* EXERCISE GOAL *
Extract the full listing verbatim and drop any pictures from your copy.
━━ INFORMATION SHOWN
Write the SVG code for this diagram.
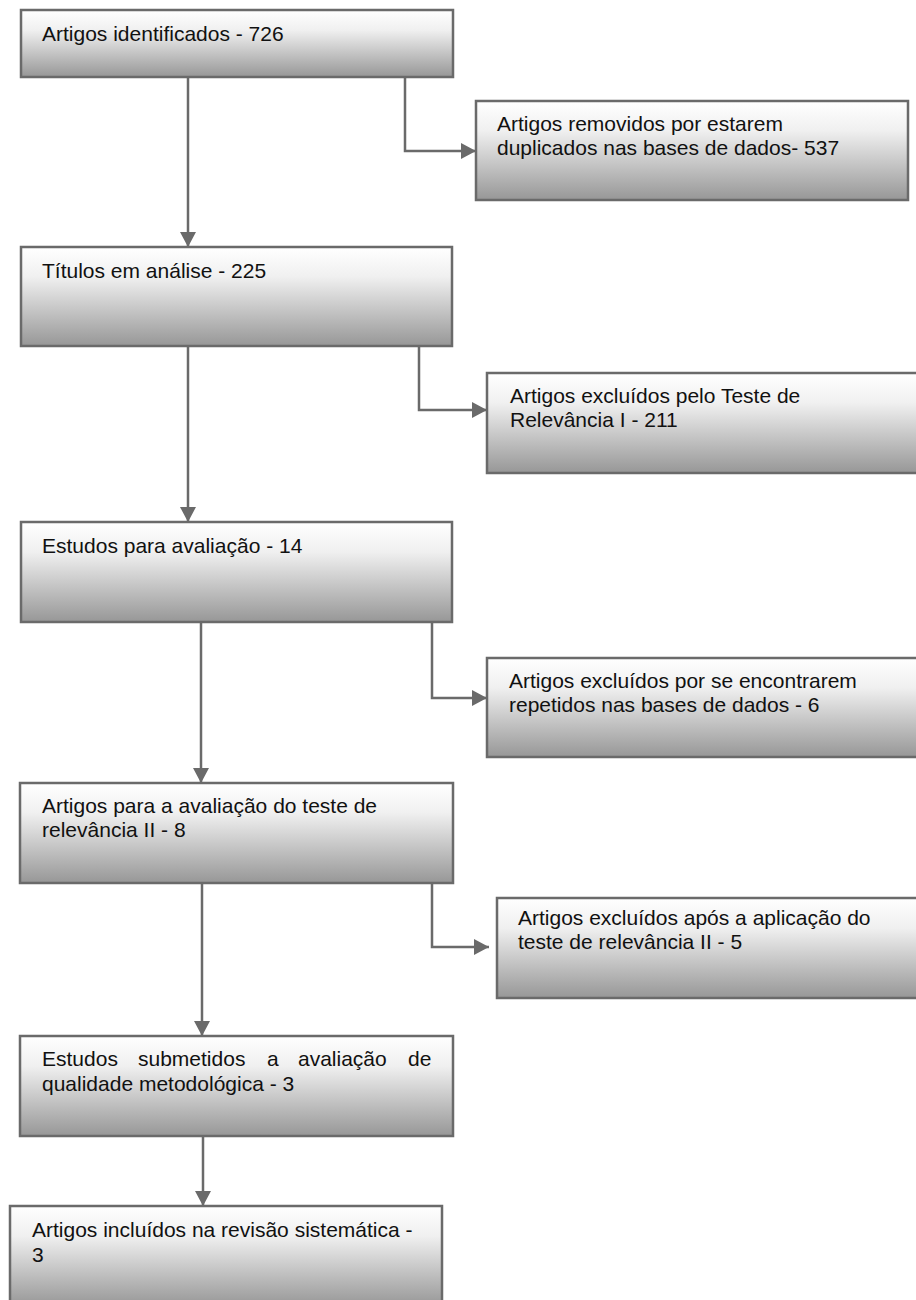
<svg xmlns="http://www.w3.org/2000/svg" width="916" height="1300" viewBox="0 0 916 1300">
<defs>
<linearGradient id="g" x1="0" y1="0" x2="0" y2="1">
<stop offset="0" stop-color="#ffffff"/>
<stop offset="0.3" stop-color="#f0f0f0"/>
<stop offset="1" stop-color="#979797"/>
</linearGradient>
<marker id="ah" markerUnits="userSpaceOnUse" markerWidth="16" markerHeight="16" refX="15" refY="8" orient="auto">
<path d="M0,0 L15,8 L0,16 z" fill="#6a6a6a"/>
</marker>
<style>
.box{fill:url(#g);stroke:#6a6a6a;stroke-width:2.5}
.t{font-family:"Liberation Sans",Arial,sans-serif;font-size:21px;fill:#111}
.c{fill:none;stroke:#6a6a6a;stroke-width:2.5;marker-end:url(#ah)}
</style>
</defs>
<rect width="916" height="1300" fill="#ffffff"/>
<g id="connectors">
<path class="c" d="M188,77 V247"/>
<path class="c" d="M405,77 V151 H476"/>
<path class="c" d="M188,346 V522"/>
<path class="c" d="M419,346 V410 H487"/>
<path class="c" d="M201,622 V783"/>
<path class="c" d="M432,622 V698 H487"/>
<path class="c" d="M202,883 V1036"/>
<path class="c" d="M432,883 V947 H489"/>
<path class="c" d="M203,1136 V1206"/>
</g>
<g id="n1"><rect class="box" x="21" y="10" width="432" height="67"/><text class="t" x="42" y="41">Artigos identificados - 726</text></g>
<g id="n2"><rect class="box" x="476" y="101" width="432" height="99"/><text class="t" x="497" y="131">Artigos removidos por estarem</text><text class="t" x="497" y="155">duplicados nas bases de dados- 537</text></g>
<g id="n3"><rect class="box" x="21" y="247" width="431" height="99"/><text class="t" x="42" y="278">Títulos em análise - 225</text></g>
<g id="n4"><rect class="box" x="487" y="373" width="440" height="100"/><text class="t" x="510" y="403">Artigos excluídos pelo Teste de</text><text class="t" x="510" y="427">Relevância I - 211</text></g>
<g id="n5"><rect class="box" x="21" y="522" width="431" height="100"/><text class="t" x="42" y="553">Estudos para avaliação - 14</text></g>
<g id="n6"><rect class="box" x="487" y="658" width="440" height="99"/><text class="t" x="509" y="688">Artigos excluídos por se encontrarem</text><text class="t" x="509" y="712">repetidos nas bases de dados - 6</text></g>
<g id="n7"><rect class="box" x="20" y="783" width="433" height="100"/><text class="t" x="42" y="813">Artigos para a avaliação do teste de</text><text class="t" x="42" y="837">relevância II - 8</text></g>
<g id="n8"><rect class="box" x="497" y="898" width="430" height="100"/><text class="t" x="518" y="925">Artigos excluídos após a aplicação do</text><text class="t" x="518" y="949">teste de relevância II - 5</text></g>
<g id="n9"><rect class="box" x="20" y="1036" width="433" height="100"/><text class="t" y="1066"><tspan x="42">Estudos</tspan><tspan x="138">submetidos</tspan><tspan x="267">a</tspan><tspan x="298">avaliação</tspan><tspan x="408">de</tspan></text><text class="t" x="42" y="1091">qualidade metodológica - 3</text></g>
<g id="n10"><rect class="box" x="10" y="1206" width="432" height="100"/><text class="t" x="32" y="1237">Artigos incluídos na revisão sistemática -</text><text class="t" x="32" y="1262">3</text></g>
</svg>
━━━━
* ANSWER TO THE TASK *
Write the SVG code for this diagram.
<svg xmlns="http://www.w3.org/2000/svg" width="916" height="1300" viewBox="0 0 916 1300">
<defs>
<linearGradient id="g" x1="0" y1="0" x2="0" y2="1">
<stop offset="0" stop-color="#ffffff"/>
<stop offset="0.3" stop-color="#f0f0f0"/>
<stop offset="1" stop-color="#979797"/>
</linearGradient>
<marker id="ah" markerUnits="userSpaceOnUse" markerWidth="16" markerHeight="16" refX="15" refY="8" orient="auto">
<path d="M0,0 L15,8 L0,16 z" fill="#6a6a6a"/>
</marker>
<style>
.box{fill:url(#g);stroke:#6a6a6a;stroke-width:2.5}
.t{font-family:"Liberation Sans",Arial,sans-serif;font-size:21px;fill:#111}
.c{fill:none;stroke:#6a6a6a;stroke-width:2.5;marker-end:url(#ah)}
</style>
</defs>
<rect width="916" height="1300" fill="#ffffff"/>
<g id="connectors">
<path class="c" d="M188,77 V247"/>
<path class="c" d="M405,77 V151 H476"/>
<path class="c" d="M188,346 V522"/>
<path class="c" d="M419,346 V410 H487"/>
<path class="c" d="M201,622 V783"/>
<path class="c" d="M432,622 V698 H487"/>
<path class="c" d="M202,883 V1036"/>
<path class="c" d="M432,883 V947 H489"/>
<path class="c" d="M203,1136 V1206"/>
</g>
<g id="n1"><rect class="box" x="21" y="10" width="432" height="67"/><text class="t" x="42" y="41">Artigos identificados - 726</text></g>
<g id="n2"><rect class="box" x="476" y="101" width="432" height="99"/><text class="t" x="497" y="131">Artigos removidos por estarem</text><text class="t" x="497" y="155">duplicados nas bases de dados- 537</text></g>
<g id="n3"><rect class="box" x="21" y="247" width="431" height="99"/><text class="t" x="42" y="278">Títulos em análise - 225</text></g>
<g id="n4"><rect class="box" x="487" y="373" width="440" height="100"/><text class="t" x="510" y="403">Artigos excluídos pelo Teste de</text><text class="t" x="510" y="427">Relevância I - 211</text></g>
<g id="n5"><rect class="box" x="21" y="522" width="431" height="100"/><text class="t" x="42" y="553">Estudos para avaliação - 14</text></g>
<g id="n6"><rect class="box" x="487" y="658" width="440" height="99"/><text class="t" x="509" y="688">Artigos excluídos por se encontrarem</text><text class="t" x="509" y="712">repetidos nas bases de dados - 6</text></g>
<g id="n7"><rect class="box" x="20" y="783" width="433" height="100"/><text class="t" x="42" y="813">Artigos para a avaliação do teste de</text><text class="t" x="42" y="837">relevância II - 8</text></g>
<g id="n8"><rect class="box" x="497" y="898" width="430" height="100"/><text class="t" x="518" y="925">Artigos excluídos após a aplicação do</text><text class="t" x="518" y="949">teste de relevância II - 5</text></g>
<g id="n9"><rect class="box" x="20" y="1036" width="433" height="100"/><text class="t" y="1066"><tspan x="42">Estudos</tspan><tspan x="138">submetidos</tspan><tspan x="267">a</tspan><tspan x="298">avaliação</tspan><tspan x="408">de</tspan></text><text class="t" x="42" y="1091">qualidade metodológica - 3</text></g>
<g id="n10"><rect class="box" x="10" y="1206" width="432" height="100"/><text class="t" x="32" y="1237">Artigos incluídos na revisão sistemática -</text><text class="t" x="32" y="1262">3</text></g>
</svg>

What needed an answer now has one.